Etudes de cas et analyses comparatives
L'impact des politiques monétaires de la BCE sur les marchés immobiliers nationaux diffère en fonction de plusieurs facteurs.
Comparaison entre pays européens: des réactions diversifiées
Les effets des variations de taux de la BCE varient considérablement d'un pays à l'autre. Par exemple, l'Allemagne, avec un marché immobilier plus stable et régulé, a montré une résistance plus importante aux fluctuations des prix que l'Espagne ou l'Irlande, plus sensibles aux bulles spéculatives. Ces différences s'expliquent par les spécificités de chaque marché national (réglementation, structure de l'endettement des ménages, etc.).

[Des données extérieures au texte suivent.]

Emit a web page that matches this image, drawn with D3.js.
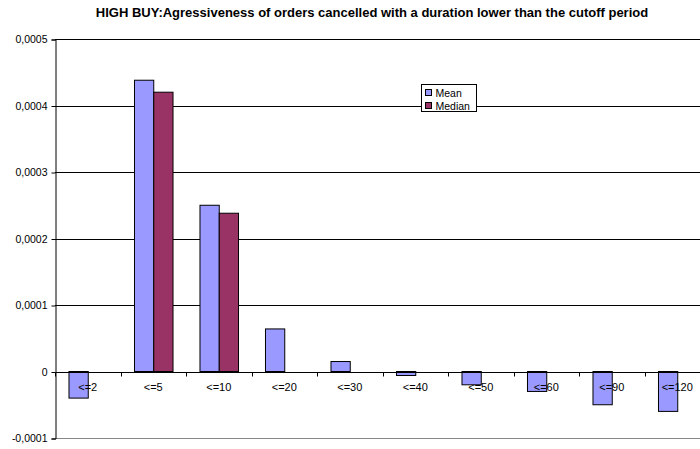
<!DOCTYPE html>
<html>
<head>
<meta charset="utf-8">
<script src="https://cdn.jsdelivr.net/npm/d3@7"></script>
<style>
  body { margin: 0; background: #fff; }
  svg { display: block; font-family: "Liberation Sans", Arial, sans-serif; }
</style>
</head>
<body>
<svg id="chart" width="700" height="449"></svg>
<script>
const categories = ["<=2", "<=5", "<=10", "<=20", "<=30", "<=40", "<=50", "<=60", "<=90", "<=120"];
const meanValues = [-0.00004, 0.000438, 0.00025, 0.000064, 0.000015, -0.000006, -0.00002, -0.00003, -0.00005, -0.00006];
const medianValues = [0, 0.00042, 0.000238, 0, 0, 0, 0, 0, 0, 0];
const seriesNames = ["Mean", "Median"];
const yTicks = [-0.0001, 0, 0.0001, 0.0002, 0.0003, 0.0004, 0.0005];

const colors = {Mean: "#9999ff", Median: "#993366"};

const svg = d3.select('#chart');

// plot area runs past the right edge, like the original export
const plot = {left: 55, right: 710, top: 39, bottom: 438};

const data = categories.map((c, i) => ({cat: c, Mean: meanValues[i], Median: medianValues[i]}));

const xScale = d3.scaleBand()
    .domain(categories)
    .range([plot.left, plot.right])
    .paddingInner(0)
    .paddingOuter(0);

const xInner = d3.scaleBand()
    .domain(seriesNames)
    .range([0, xScale.bandwidth()])
    .paddingInner(0)
    .paddingOuter(0.7);

const yScale = d3.scaleLinear()
    .domain([-0.0001, 0.0005])
    .range([plot.bottom, plot.top]);

// title
svg.append('text')
    .attr('x', 372)
    .attr('y', 17)
    .attr('text-anchor', 'middle')
    .style('font-size', '13px')
    .style('font-weight', 'bold')
    .text("HIGH BUY:Agressiveness of orders cancelled with a duration lower than the cutoff period");

// gridlines
svg.append('g')
    .selectAll('line')
    .data(yTicks.filter(t => t !== 0))
    .join('line')
        .attr('x1', plot.left)
        .attr('x2', plot.right)
        .attr('y1', d => Math.round(yScale(d)) + 0.5)
        .attr('y2', d => Math.round(yScale(d)) + 0.5)
        .attr('stroke', d => d === -0.0001 ? '#888' : '#000')
        .attr('stroke-width', 1);

// y axis
const yAxisGroup = svg.append('g')
    .attr('transform', `translate(${plot.left + 0.5}, 0.5)`)
    .call(d3.axisLeft(yScale)
        .tickValues(yTicks)
        .tickSize(4)
        .tickFormat(d => d === 0 ? "0" : d3.format(".4f")(d).replace('.', ',').replace('−', '-')));
yAxisGroup.select('.domain').attr('stroke', '#000');
yAxisGroup.selectAll('text')
    .style('font-size', '10.5px')
    .style('font-family', '"Liberation Sans", Arial, sans-serif')
    .attr('x', -8);

// bars
const groups = svg.append('g')
    .selectAll('g')
    .data(data)
    .join('g')
        .attr('transform', d => `translate(${xScale(d.cat)}, 0)`);

groups.selectAll('rect')
    .data(d => seriesNames.map(s => ({series: s, value: d[s]})).filter(v => v.value !== 0))
    .join('rect')
        .attr('x', d => xInner(d.series) + 0.5)
        .attr('width', xInner.bandwidth())
        .attr('y', d => yScale(Math.max(0, d.value)))
        .attr('height', d => Math.abs(yScale(d.value) - yScale(0)))
        .attr('fill', d => colors[d.series])
        .attr('stroke', '#000')
        .attr('stroke-width', 1);

// x axis on zero line
const xAxisGroup = svg.append('g')
    .attr('transform', `translate(0.5, ${Math.round(yScale(0)) + 0.5})`);
xAxisGroup.append('line')
    .attr('x1', plot.left)
    .attr('x2', plot.right)
    .attr('stroke', '#000');
xAxisGroup.selectAll('.tick')
    .data(d3.range(categories.length + 1))
    .join('line')
        .attr('x1', i => Math.round(plot.left + i * xScale.step()))
        .attr('x2', i => Math.round(plot.left + i * xScale.step()))
        .attr('y1', 0)
        .attr('y2', 4)
        .attr('stroke', '#000');

svg.append('g')
    .selectAll('text')
    .data(categories)
    .join('text')
        .attr('x', d => xScale(d) + xScale.bandwidth() / 2)
        .attr('y', 391)
        .attr('text-anchor', 'middle')
        .style('font-size', '11px')
        .text(d => d);

// legend
const legend = svg.append('g')
    .attr('transform', 'translate(421.5, 84.5)');
legend.append('rect')
    .attr('width', 55)
    .attr('height', 27)
    .attr('fill', '#fff')
    .attr('stroke', '#000');
const items = legend.selectAll('.item')
    .data(seriesNames)
    .join('g')
        .attr('transform', (d, i) => `translate(4, ${5 + i * 13})`);
items.append('rect')
    .attr('width', 6)
    .attr('height', 6)
    .attr('fill', d => colors[d])
    .attr('stroke', '#000');
items.append('text')
    .attr('x', 10)
    .attr('y', 7)
    .style('font-size', '10.5px')
    .text(d => d);
</script>
</body>
</html>
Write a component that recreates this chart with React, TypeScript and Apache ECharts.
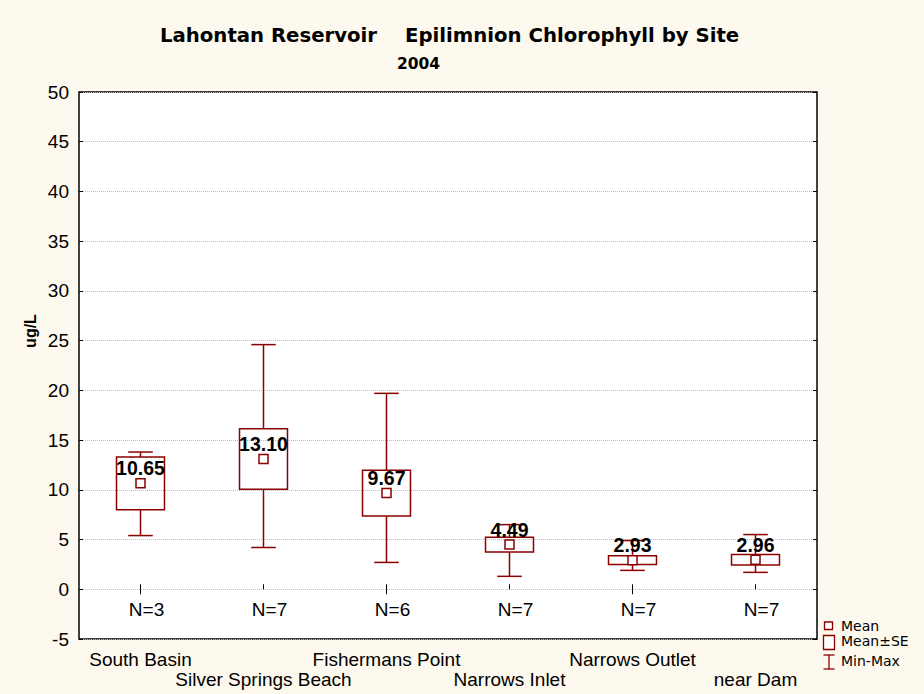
import React, { useEffect, useRef } from "react";
import * as echarts from "echarts";

const sites = [
  "South Basin",
  "Silver Springs Beach",
  "Fishermans Point",
  "Narrows Inlet",
  "Narrows Outlet",
  "near Dam",
];
const means = [10.65, 13.1, 9.67, 4.49, 2.93, 2.96];
const stdErrs = [2.65, 3.05, 2.3, 0.75, 0.45, 0.53];
const mins = [5.4, 4.2, 2.7, 1.3, 1.9, 1.7];
const maxs = [13.8, 24.6, 19.7, 6.5, 4.9, 5.5];
const counts = [3, 7, 6, 7, 7, 7];
const yMin = -5;
const yMax = 50;
const yStep = 5;

const titleLeft = "Lahontan Reservoir";
const titleRight = "Epilimnion Chlorophyll by Site";
const subTitle = "2004";
const yName = "ug/L";
const legendLabels = ["Mean", "Mean\u00B1SE", "Min-Max"];

const RED = "#8b0000";
const BG = "#fdf9ee";
const SANS = "'Liberation Sans', Arial, Helvetica, sans-serif";
const WIDE = "'DejaVu Sans', Verdana, sans-serif";

export default function App() {
  const ref = useRef<HTMLDivElement>(null);
  useEffect(() => {
    document.body.style.margin = "0";
    document.body.style.background = BG;
    const chart = echarts.init(ref.current!, null, { renderer: "svg" });
    const data = sites.map((s, i) => [
      i,
      means[i],
      means[i] - stdErrs[i],
      means[i] + stdErrs[i],
      mins[i],
      maxs[i],
      counts[i],
    ]);
    const lineStyle = { stroke: RED, lineWidth: 1.5, fill: "none" };
    const option: any = {
      animation: false,
      backgroundColor: BG,
      grid: {
        left: 79,
        right: 107,
        top: 92,
        bottom: 55,
        show: true,
        backgroundColor: "#ffffff",
        borderColor: "#000",
        borderWidth: 1.5,
      },
      xAxis: [
        {
          type: "category",
          data: sites,
          boundaryGap: true,
          axisLine: { show: false },
          axisTick: { show: true, inside: true, alignWithLabel: true, length: 5, lineStyle: { color: "#000" } },
          axisLabel: {
            interval: 0,
            hideOverlap: false,
            fontFamily: SANS,
            fontSize: 19,
            lineHeight: 20,
            color: "#000",
            margin: 10,
            formatter: (v: string, idx: number) => (idx % 2 === 0 ? v : "\n" + v),
          },
          splitLine: { show: false },
        },
        {
          type: "category",
          position: "top",
          data: sites,
          boundaryGap: true,
          axisLine: { show: false },
          axisTick: { show: true, inside: true, alignWithLabel: true, length: 5, lineStyle: { color: "#000" } },
          axisLabel: { show: false },
        },
      ],
      yAxis: [
        {
          type: "value",
          min: yMin,
          max: yMax,
          interval: yStep,
          axisLine: { show: false },
          axisTick: { show: true, inside: true, length: 4, lineStyle: { color: "#000" } },
          axisLabel: { fontFamily: SANS, fontSize: 19, color: "#000", margin: 10 },
          splitLine: { show: true, lineStyle: { color: "#bdbdbd", type: "dotted", width: 1 } },
        },
        {
          type: "value",
          position: "right",
          min: yMin,
          max: yMax,
          interval: yStep,
          axisLine: { show: false },
          axisTick: { show: true, inside: true, length: 4, lineStyle: { color: "#000" } },
          axisLabel: { show: false },
          splitLine: { show: false },
        },
      ],
      series: [
        {
          type: "custom",
          xAxisIndex: 0,
          yAxisIndex: 0,
          data,
          z: 5,
          renderItem: (params: any, api: any) => {
            const i = api.value(0);
            const mean = api.value(1);
            const lo = api.value(2);
            const hi = api.value(3);
            const mn = api.value(4);
            const mx = api.value(5);
            const n = api.value(6);
            const [cx, yMean] = api.coord([i, mean]);
            const yLo = api.coord([i, lo])[1];
            const yHi = api.coord([i, hi])[1];
            const yMn = api.coord([i, mn])[1];
            const yMx = api.coord([i, mx])[1];
            const yN = api.coord([i, -2.07])[1];
            const band = api.size([1, 0])[0];
            const bw = band * 0.39;
            const cw = band * 0.2;
            const ms = 9;
            return {
              type: "group",
              children: [
                { type: "line", shape: { x1: cx, y1: yMx, x2: cx, y2: yHi }, style: lineStyle },
                { type: "line", shape: { x1: cx, y1: yLo, x2: cx, y2: yMn }, style: lineStyle },
                { type: "line", shape: { x1: cx - cw / 2, y1: yMx, x2: cx + cw / 2, y2: yMx }, style: lineStyle },
                { type: "line", shape: { x1: cx - cw / 2, y1: yMn, x2: cx + cw / 2, y2: yMn }, style: lineStyle },
                {
                  type: "rect",
                  shape: { x: cx - bw / 2, y: yHi, width: bw, height: yLo - yHi },
                  style: lineStyle,
                },
                {
                  type: "rect",
                  shape: { x: cx - ms / 2, y: yMean - ms / 2, width: ms, height: ms },
                  style: { stroke: RED, lineWidth: 1.5, fill: "#fff" },
                },
                {
                  type: "text",
                  x: cx,
                  y: yMean - 15,
                  z2: 10,
                  style: {
                    text: mean.toFixed(2),
                    fontFamily: SANS,
                    fontWeight: "bold",
                    fontSize: 19.5,
                    fill: "#000",
                    align: "center",
                    verticalAlign: "middle",
                  },
                },
                {
                  type: "text",
                  x: cx + 6,
                  y: yN,
                  style: {
                    text: "N=" + n,
                    fontFamily: SANS,
                    fontSize: 19,
                    fill: "#000",
                    align: "center",
                    verticalAlign: "middle",
                  },
                },
              ],
            };
          },
        },
      ],
      graphic: [
        {
          type: "text",
          left: 160,
          top: 25,
          style: { text: titleLeft, fontFamily: WIDE, fontWeight: "bold", fontSize: 19.7, fill: "#000" },
        },
        {
          type: "text",
          left: 405,
          top: 25,
          style: { text: titleRight, fontFamily: WIDE, fontWeight: "bold", fontSize: 19.7, fill: "#000" },
        },
        {
          type: "text",
          left: 397,
          top: 56,
          style: { text: subTitle, fontFamily: WIDE, fontWeight: "bold", fontSize: 15.5, fill: "#000" },
        },
        {
          type: "text",
          x: 30,
          y: 331,
          rotation: Math.PI / 2,
          style: {
            text: yName,
            fontFamily: SANS,
            fontWeight: "bold",
            fontSize: 16,
            fill: "#000",
            align: "center",
            verticalAlign: "middle",
          },
        },
        {
          type: "rect",
          shape: { x: 824.5, y: 622, width: 8, height: 7.5 },
          style: { stroke: RED, lineWidth: 1.3, fill: "#fff" },
        },
        {
          type: "rect",
          shape: { x: 823.5, y: 635.5, width: 11, height: 14 },
          style: { stroke: RED, lineWidth: 1.3, fill: "#fff" },
        },
        { type: "line", shape: { x1: 829, y1: 655, x2: 829, y2: 669 }, style: { stroke: RED, lineWidth: 1.3 } },
        { type: "line", shape: { x1: 823.5, y1: 655, x2: 834.5, y2: 655 }, style: { stroke: RED, lineWidth: 1.3 } },
        { type: "line", shape: { x1: 823.5, y1: 669, x2: 834.5, y2: 669 }, style: { stroke: RED, lineWidth: 1.3 } },
        {
          type: "text",
          x: 841,
          y: 626,
          style: { text: legendLabels[0], fontFamily: WIDE, fontSize: 14, fill: "#000", verticalAlign: "middle" },
        },
        {
          type: "text",
          x: 841,
          y: 641,
          style: { text: legendLabels[1], fontFamily: WIDE, fontSize: 14, fill: "#000", verticalAlign: "middle" },
        },
        {
          type: "text",
          x: 841,
          y: 660.5,
          style: { text: legendLabels[2], fontFamily: WIDE, fontSize: 14, fill: "#000", verticalAlign: "middle" },
        },
      ],
    };
    chart.setOption(option);
    return () => chart.dispose();
  }, []);
  return <div ref={ref} style={{ width: 924, height: 694 }} />;
}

- Exemple: La France a connu une croissance plus modérée des prix immobiliers que l'Espagne durant les années 2000.
Analyse de segments de marché: logement neuf vs. ancien
Les différents segments du marché immobilier réagissent aussi de manière différente aux variations des taux d'intérêt. Le marché du logement neuf, plus sensible aux conditions du crédit, est souvent plus affecté par les hausses de taux que le marché de l'immobilier ancien. De plus, le marché résidentiel est généralement plus affecté que le marché commercial.
Exemples concrets: impact sur les transactions
L'augmentation des taux directeurs depuis 2022 a déjà eu un impact visible sur le nombre de transactions immobilières dans de nombreux pays européens. En France, le nombre de ventes de logements a baissé de 15% en 2023 comparé à 2022. Cette baisse s'explique en grande partie par la diminution de l'offre due à la hausse des coûts de construction et à la réduction de la demande liée au resserrement du crédit.
En conclusion, l'analyse de l'impact de l'historique des taux directeurs de la BCE sur le marché immobilier européen met en lumière la complexité des interactions entre la politique monétaire, les conditions de crédit, et les dynamiques spécifiques de chaque marché national. L'évolution des taux directeurs a eu des conséquences importantes sur les prix, l'investissement et l'accessibilité au logement, avec des impacts variables selon les pays et les segments de marché.